In his lifetime, Harrison published 21 novels, three collections of novellas, 14 books of poetry, two volumes of essays, a memoir, and a children’s book. My hands down favorite is the novel, Dalva.

A short time ago, I reread that novel, not the same copy from 25 years ago, because I had long since given that one away, and every other copy I found in thrift stores. The book came over me like a spontaneous revolution. I knew I had to find a way back to the land, the hard work on the land, like the ten years I served as caretaker of national wildlife refuge when I learned to live the life Harrison extolled. He kept extolling that life in his fiction and poetry until the day he died.

Harrison got away from me. I didn’t even know it was happening. I’m not sure how to return to him, his ideals, but I have a goal. That’s the frequent power of fiction; it can induce a better path for the reader’s future in a way that therapy can’t. Therapy can help in other ways. Then of course, there is the ocean for inducement, too. Harrison spoke to me about that as well.

Many lines of Harrison’s writing stand out to me, but the following passage is way up on the list. I don’t recall what book it came from.

I sat on numerous beaches and stared at the ocean until it was an ocean inside my head. The experience was a world away from the American idea of God as someone who drove around in a dump truck full of figurative candy to toss to deserving people if you beckoned him properly. The ocean was a god unknown, galactic…

This passage comes to mind almost every time I stand on the edge of the ocean. I’m going on 20 years at the Oregon Coast and have written 19 books since moving here. I’m the writing the book of my life right now. Rereading Harrison in moments of crisis has helped restore a sense of purpose for my creative and personal endeavors.

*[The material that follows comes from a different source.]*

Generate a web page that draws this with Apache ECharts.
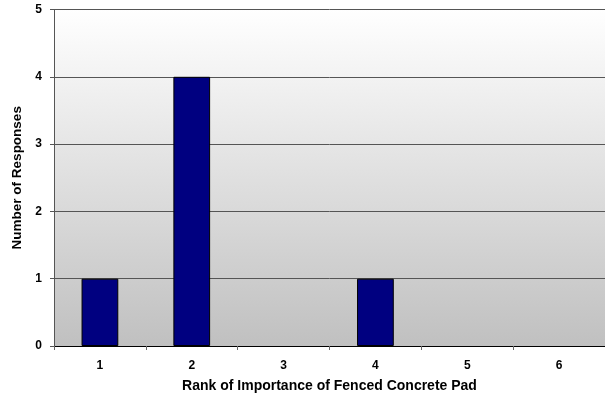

I never tried to write like Harrison. I just wanted to emulate his passion for everything. His writing helped unlock my passions, some of which I didn’t even know existed. One such passion was hanging out in dive Oregon Coast bars and observing local characters. I got that idea from Harrison’s fiction and recently published an e-book collection of my coastal dive bar stories, Oregon Tavern Age. It was he who wrote, “How can you experience the rich fabric of life in a locale without visiting the bars? The answer is, you can’t.”

Not too long ago, I read for the first time Harrison’s debut novel, Wolf: A False Memoir, published in 1971. A great friend of mine who knew of my love for Harrison gave me a hardback first edition. Look at that truly remarkable cover and author photograph on back! Look at Harrison at 33! Preposterous and lovely!

Wolf is a curious stream-of-consciousness novel that intercuts between the narrator’s hitchhike, lust and literary adventure around America and solitary camping experience in hope of seeing a wolf. It undoubtedly baffled critics and readers alike, but to me holds up incredibly well and presaged some of the ideas Harrison would later weave into his novels and novellas.

There is also one declarative sentence in Wolf worth repeating here. “There is no romance in being alone.”

One last thought about Harrison. A couple of years ago I was in the Warrenton Library and going through their boxes of giveaway books, VHS tapes and books on tape. I nearly fell over when I saw three cassette tapes titled Dalva by Jim Harrison, in a neat cursive script. I picked one up and realized someone had recorded themselves reading the entire novel, either for their own benefit or for someone else, a task that would take hours and hours of reading aloud, alone, into a tape recorder.

There was no name on the tapes, only a year, 1994.

Who was this person? What was their intense connection to this book that compelled such a labor of love or necessity?  I wanted to know this person. Most likely, he or she was dead and a relative had donated the tapes to the library. They weren’t even for sale.

I took the tapes home, but inexplicably never listened to them. I lost them some time during my ordeal when I wasn’t thinking straight and giving things away.  But thinking about those tapes in recent days made me realize—I am not alone with my belief in Jim Harrison and the power of Dalva. I have no doubt it will work its magic on me again.